The result is presented in Fig. 4(a). As the LN thin-film thickness h increases from 0.8 to 2.1 µm, the PM wavelength of the mode conversion scheme TE0ω+TE0ω=TE22ω in the x-cut LN thin film increases from 0.969 to 1.588 µm linearly. Similarly, the PM wavelength of the mode conversion scheme TM0ω+TM0ω=TM22ω in the z-cut LN thin film increases from 0.975 to 1.610 µm. Both of them cover a wide spectral window, including the 1550 nm telecommunication band. It is worth mentioning that the conversion efficiency decreases almost linearly with the increase of h, and this phenomenon can be explained from the standpoint of energy distribution. As the thickness of the LN thin film increases, the field energy density decreases, resulting in lower conversion efficiency. Besides, the conversion efficiency of the two types of LN thin-film waveguides has always stayed in a close range, and the difference between two conversion efficiencies divided by themselves gives a small value, which agrees well with our expectations. Moreover, by enlarging the pump power, it is easy to achieve much higher conversion efficiency. For instance, we select the parameters of the LN thin-film waveguide to be consistent with those used in Fig. 2, and the calculation results are displayed in Fig. 4(b).

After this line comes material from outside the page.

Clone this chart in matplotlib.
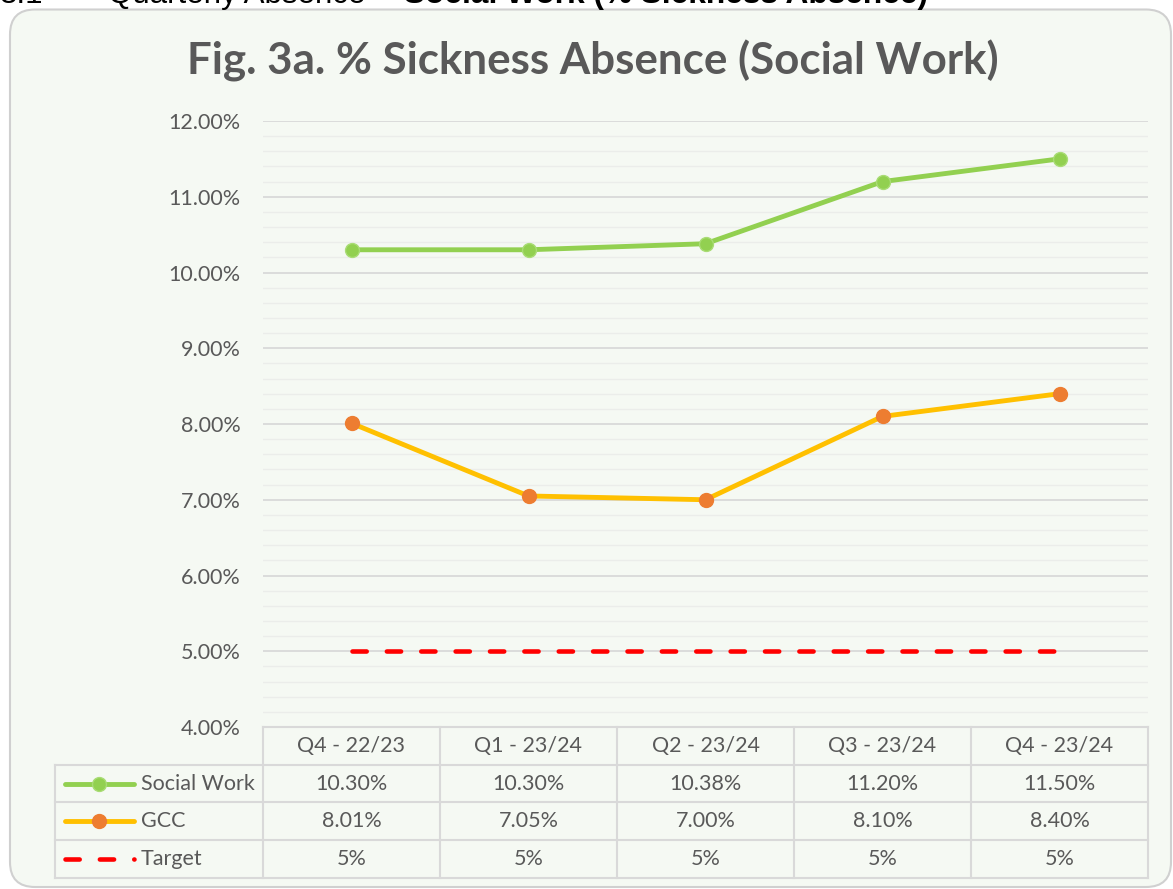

We have used the nonlinear coupled-mode theory to investigate the SHG process in x-cut LN thin-film waveguides, made a comparison with the z-cut configuration under the MPM scheme, and derived the analytical formulae for calculating the SHG efficiency qualitatively and quantitatively without complicated numerical simulation. We have found appropriate geometric parameters of thin-film waveguides for specific wavelengths as 1064 and 1550 nm and calculated the conversion efficiency of SHG. We are surprised to find that robust MPM exists in subwavelength x-cut and z-cut LN thin-film waveguides. Under the similar structural parameters of the LN thin-film waveguide, the normalized mode field distribution and modal field overlap integral of x-cut and z-cut LN thin films are highly consistent, which results in close values for SHG efficiency. By rationally adjusting the geometrical and physical parameters of the LN waveguide, a highly efficient frequency doubling of 1064 nm or other wavelengths can be readily achieved. Such robustness would be very useful for designing, constructing, and applying high-efficiency micro–nano nonlinear optical devices based on the subwavelength LN thin film.